● **Directions**
Retype only what runs from the beginning of the data through the line with "const bottom = 523;"; please omit the pictures and keep every line exact.
[START Data segment]
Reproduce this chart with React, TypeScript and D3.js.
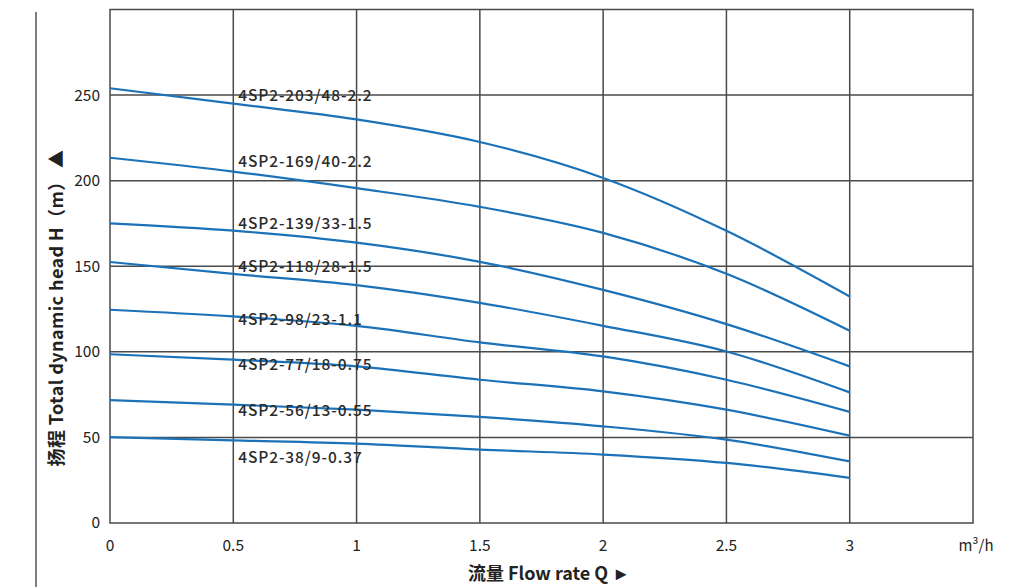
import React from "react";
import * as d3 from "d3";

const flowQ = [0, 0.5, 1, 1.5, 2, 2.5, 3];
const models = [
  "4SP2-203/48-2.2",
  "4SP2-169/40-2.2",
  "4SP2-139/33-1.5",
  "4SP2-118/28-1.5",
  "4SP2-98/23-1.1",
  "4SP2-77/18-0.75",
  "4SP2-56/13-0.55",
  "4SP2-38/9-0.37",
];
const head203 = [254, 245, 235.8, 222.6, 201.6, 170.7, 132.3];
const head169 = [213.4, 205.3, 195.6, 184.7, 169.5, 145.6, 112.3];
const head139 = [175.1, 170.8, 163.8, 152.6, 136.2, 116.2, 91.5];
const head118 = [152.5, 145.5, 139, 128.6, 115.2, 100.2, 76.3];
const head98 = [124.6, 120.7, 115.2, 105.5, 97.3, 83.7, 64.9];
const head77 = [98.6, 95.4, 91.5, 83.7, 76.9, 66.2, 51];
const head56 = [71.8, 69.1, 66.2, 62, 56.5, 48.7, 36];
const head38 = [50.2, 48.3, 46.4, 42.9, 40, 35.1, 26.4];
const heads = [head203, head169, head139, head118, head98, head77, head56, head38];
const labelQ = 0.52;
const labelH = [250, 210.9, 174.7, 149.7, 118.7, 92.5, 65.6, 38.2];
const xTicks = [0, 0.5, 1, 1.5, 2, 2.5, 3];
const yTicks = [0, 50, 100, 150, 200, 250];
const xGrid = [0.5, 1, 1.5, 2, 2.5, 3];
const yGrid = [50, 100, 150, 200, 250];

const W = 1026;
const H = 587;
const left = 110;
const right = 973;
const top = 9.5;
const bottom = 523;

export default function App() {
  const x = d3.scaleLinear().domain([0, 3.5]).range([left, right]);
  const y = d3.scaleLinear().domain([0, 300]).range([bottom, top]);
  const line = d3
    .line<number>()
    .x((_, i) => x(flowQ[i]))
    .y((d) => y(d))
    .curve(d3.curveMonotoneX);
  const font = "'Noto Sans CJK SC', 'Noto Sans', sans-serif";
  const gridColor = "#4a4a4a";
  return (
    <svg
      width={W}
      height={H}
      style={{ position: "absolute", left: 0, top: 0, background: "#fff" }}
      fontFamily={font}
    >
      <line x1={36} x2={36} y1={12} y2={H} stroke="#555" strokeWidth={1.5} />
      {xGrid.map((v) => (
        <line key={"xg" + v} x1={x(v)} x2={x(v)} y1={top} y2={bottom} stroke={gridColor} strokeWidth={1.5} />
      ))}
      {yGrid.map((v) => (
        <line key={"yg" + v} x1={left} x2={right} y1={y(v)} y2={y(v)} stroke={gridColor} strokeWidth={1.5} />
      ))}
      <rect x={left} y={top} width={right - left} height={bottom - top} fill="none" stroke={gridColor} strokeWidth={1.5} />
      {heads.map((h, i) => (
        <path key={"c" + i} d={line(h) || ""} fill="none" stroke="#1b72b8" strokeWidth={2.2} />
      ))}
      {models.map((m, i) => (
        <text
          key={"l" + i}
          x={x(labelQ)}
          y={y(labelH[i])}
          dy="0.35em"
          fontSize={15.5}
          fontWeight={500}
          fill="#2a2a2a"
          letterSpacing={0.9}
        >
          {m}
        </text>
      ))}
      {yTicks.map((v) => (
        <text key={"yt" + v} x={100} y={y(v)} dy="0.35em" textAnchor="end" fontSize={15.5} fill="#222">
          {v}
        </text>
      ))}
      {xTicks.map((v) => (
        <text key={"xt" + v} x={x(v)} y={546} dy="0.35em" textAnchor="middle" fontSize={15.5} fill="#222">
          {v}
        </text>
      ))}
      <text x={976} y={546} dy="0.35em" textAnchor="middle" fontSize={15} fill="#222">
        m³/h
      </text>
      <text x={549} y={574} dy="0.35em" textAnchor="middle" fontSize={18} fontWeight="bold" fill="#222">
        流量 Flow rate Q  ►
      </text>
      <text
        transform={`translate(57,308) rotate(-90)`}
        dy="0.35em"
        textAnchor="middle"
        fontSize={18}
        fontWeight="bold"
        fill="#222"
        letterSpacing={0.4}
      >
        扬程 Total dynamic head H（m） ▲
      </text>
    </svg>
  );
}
[END Data segment]
● **Solution**
Reproduce this chart with React, TypeScript and D3.js.
import React from "react";
import * as d3 from "d3";

const flowQ = [0, 0.5, 1, 1.5, 2, 2.5, 3];
const models = [
  "4SP2-203/48-2.2",
  "4SP2-169/40-2.2",
  "4SP2-139/33-1.5",
  "4SP2-118/28-1.5",
  "4SP2-98/23-1.1",
  "4SP2-77/18-0.75",
  "4SP2-56/13-0.55",
  "4SP2-38/9-0.37",
];
const head203 = [254, 245, 235.8, 222.6, 201.6, 170.7, 132.3];
const head169 = [213.4, 205.3, 195.6, 184.7, 169.5, 145.6, 112.3];
const head139 = [175.1, 170.8, 163.8, 152.6, 136.2, 116.2, 91.5];
const head118 = [152.5, 145.5, 139, 128.6, 115.2, 100.2, 76.3];
const head98 = [124.6, 120.7, 115.2, 105.5, 97.3, 83.7, 64.9];
const head77 = [98.6, 95.4, 91.5, 83.7, 76.9, 66.2, 51];
const head56 = [71.8, 69.1, 66.2, 62, 56.5, 48.7, 36];
const head38 = [50.2, 48.3, 46.4, 42.9, 40, 35.1, 26.4];
const heads = [head203, head169, head139, head118, head98, head77, head56, head38];
const labelQ = 0.52;
const labelH = [250, 210.9, 174.7, 149.7, 118.7, 92.5, 65.6, 38.2];
const xTicks = [0, 0.5, 1, 1.5, 2, 2.5, 3];
const yTicks = [0, 50, 100, 150, 200, 250];
const xGrid = [0.5, 1, 1.5, 2, 2.5, 3];
const yGrid = [50, 100, 150, 200, 250];

const W = 1026;
const H = 587;
const left = 110;
const right = 973;
const top = 9.5;
const bottom = 523;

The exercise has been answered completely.